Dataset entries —
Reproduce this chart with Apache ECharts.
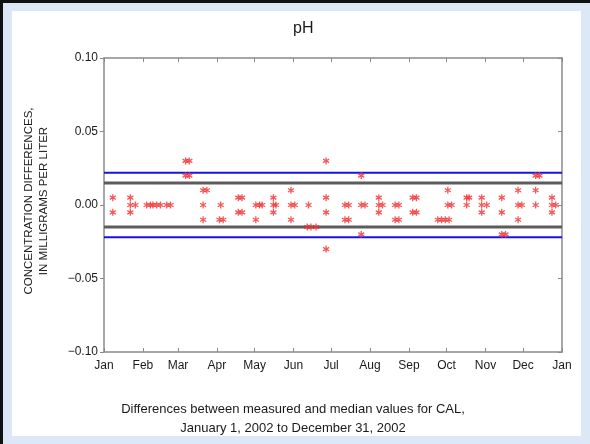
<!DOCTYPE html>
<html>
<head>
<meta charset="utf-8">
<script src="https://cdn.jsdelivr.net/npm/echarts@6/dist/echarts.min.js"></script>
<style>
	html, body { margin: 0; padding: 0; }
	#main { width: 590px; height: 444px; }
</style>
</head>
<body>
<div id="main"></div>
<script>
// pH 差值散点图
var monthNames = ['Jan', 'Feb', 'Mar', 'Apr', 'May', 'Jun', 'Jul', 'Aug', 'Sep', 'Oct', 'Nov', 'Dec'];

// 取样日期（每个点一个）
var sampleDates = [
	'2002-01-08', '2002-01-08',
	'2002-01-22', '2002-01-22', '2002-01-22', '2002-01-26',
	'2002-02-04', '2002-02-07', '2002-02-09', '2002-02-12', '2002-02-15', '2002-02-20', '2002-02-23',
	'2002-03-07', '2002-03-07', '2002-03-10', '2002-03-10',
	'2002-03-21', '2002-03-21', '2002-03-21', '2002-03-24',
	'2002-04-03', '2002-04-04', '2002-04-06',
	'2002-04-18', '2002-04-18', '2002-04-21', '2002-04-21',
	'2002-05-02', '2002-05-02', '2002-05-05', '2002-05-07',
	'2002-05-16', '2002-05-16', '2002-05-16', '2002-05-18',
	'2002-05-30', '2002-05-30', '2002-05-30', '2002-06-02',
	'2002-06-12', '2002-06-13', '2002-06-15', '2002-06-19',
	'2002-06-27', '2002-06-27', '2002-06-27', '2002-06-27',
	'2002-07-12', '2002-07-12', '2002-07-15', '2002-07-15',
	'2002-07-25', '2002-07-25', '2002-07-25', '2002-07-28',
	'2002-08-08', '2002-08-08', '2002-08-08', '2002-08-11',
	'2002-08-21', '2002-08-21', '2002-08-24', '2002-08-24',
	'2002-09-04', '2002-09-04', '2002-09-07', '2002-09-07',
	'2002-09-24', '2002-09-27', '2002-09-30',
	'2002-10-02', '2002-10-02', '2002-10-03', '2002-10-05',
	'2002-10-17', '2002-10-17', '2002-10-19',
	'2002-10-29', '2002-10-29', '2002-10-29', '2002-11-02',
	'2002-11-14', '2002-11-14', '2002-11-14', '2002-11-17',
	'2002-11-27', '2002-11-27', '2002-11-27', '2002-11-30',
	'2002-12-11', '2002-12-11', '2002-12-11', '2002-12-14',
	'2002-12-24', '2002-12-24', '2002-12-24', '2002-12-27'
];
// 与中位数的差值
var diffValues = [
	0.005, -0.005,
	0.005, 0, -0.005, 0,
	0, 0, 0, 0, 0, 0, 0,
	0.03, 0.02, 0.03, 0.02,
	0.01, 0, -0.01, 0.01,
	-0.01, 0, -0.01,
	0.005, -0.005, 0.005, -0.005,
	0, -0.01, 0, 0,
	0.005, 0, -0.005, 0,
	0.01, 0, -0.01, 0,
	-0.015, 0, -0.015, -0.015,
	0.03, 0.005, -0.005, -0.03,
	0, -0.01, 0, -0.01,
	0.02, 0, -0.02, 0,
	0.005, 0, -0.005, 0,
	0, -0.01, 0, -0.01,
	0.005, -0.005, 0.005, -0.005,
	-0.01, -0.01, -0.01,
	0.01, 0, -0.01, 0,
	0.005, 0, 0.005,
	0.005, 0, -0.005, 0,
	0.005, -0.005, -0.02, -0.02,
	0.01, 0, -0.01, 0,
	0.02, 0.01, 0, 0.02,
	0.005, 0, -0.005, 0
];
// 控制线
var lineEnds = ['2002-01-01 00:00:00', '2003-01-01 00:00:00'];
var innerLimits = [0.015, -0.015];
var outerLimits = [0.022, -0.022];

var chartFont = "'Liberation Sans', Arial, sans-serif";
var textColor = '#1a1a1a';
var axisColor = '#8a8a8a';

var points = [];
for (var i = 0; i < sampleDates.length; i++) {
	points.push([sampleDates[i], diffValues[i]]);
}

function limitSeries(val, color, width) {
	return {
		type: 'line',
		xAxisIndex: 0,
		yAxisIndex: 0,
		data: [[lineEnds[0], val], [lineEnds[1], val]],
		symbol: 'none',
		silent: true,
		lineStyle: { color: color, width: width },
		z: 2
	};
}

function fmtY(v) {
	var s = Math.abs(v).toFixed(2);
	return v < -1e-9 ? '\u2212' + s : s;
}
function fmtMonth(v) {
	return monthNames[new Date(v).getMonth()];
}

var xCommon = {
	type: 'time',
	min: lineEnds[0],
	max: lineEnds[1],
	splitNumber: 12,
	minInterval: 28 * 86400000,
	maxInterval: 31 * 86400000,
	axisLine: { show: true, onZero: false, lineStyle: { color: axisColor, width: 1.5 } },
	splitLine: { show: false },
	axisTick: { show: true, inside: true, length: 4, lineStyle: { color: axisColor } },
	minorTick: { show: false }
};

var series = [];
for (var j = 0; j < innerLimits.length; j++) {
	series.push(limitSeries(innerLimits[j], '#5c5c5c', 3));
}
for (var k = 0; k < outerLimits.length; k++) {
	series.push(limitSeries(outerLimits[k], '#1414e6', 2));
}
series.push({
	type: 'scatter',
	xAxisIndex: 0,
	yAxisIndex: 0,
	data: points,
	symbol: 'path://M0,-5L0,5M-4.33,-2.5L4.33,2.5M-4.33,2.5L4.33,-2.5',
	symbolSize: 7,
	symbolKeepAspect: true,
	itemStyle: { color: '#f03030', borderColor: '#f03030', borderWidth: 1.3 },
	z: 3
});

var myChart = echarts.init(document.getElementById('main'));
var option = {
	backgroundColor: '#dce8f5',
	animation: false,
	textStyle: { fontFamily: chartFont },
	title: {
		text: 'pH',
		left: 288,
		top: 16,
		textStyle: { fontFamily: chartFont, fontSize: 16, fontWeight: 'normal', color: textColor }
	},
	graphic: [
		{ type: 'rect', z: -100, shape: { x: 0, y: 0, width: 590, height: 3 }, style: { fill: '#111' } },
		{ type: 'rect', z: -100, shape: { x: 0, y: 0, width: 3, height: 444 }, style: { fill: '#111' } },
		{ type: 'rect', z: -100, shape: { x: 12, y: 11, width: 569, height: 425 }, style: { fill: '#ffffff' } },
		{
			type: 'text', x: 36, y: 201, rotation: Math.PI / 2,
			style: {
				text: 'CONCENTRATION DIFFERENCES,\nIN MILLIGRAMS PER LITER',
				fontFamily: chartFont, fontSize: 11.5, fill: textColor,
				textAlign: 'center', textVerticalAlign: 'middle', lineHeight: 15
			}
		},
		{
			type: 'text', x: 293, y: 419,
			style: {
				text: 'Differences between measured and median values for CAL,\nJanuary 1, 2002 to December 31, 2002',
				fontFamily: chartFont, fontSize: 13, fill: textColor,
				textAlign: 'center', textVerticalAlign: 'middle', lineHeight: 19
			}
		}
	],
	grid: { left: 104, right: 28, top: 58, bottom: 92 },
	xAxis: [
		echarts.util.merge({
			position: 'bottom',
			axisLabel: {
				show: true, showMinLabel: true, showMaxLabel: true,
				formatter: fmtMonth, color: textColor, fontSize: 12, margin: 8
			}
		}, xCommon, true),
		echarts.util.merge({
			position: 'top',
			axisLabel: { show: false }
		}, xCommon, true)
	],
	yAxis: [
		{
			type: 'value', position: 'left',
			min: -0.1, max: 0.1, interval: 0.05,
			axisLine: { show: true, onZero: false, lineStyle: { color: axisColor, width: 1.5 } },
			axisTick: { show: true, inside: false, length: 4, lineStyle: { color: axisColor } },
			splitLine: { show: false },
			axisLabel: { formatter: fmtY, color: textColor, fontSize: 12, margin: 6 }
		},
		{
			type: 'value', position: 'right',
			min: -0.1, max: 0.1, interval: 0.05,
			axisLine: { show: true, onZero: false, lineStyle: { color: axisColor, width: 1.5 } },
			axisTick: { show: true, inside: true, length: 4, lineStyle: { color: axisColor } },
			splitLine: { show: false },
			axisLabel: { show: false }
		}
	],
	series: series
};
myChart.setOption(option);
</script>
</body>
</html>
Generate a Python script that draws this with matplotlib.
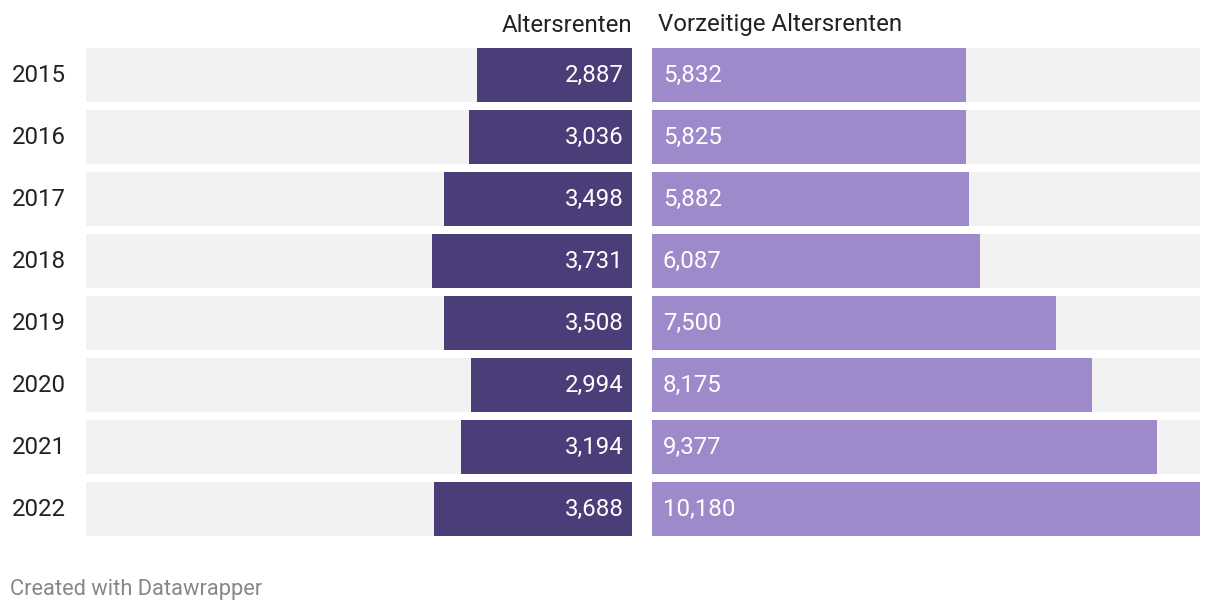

GIVEN TASK —
Show each line holding the word "with".

OUTPUT FOR THIS EXERCISE —
Reproduce this chart with Apache ECharts.
Generate a Python script that draws this with matplotlib.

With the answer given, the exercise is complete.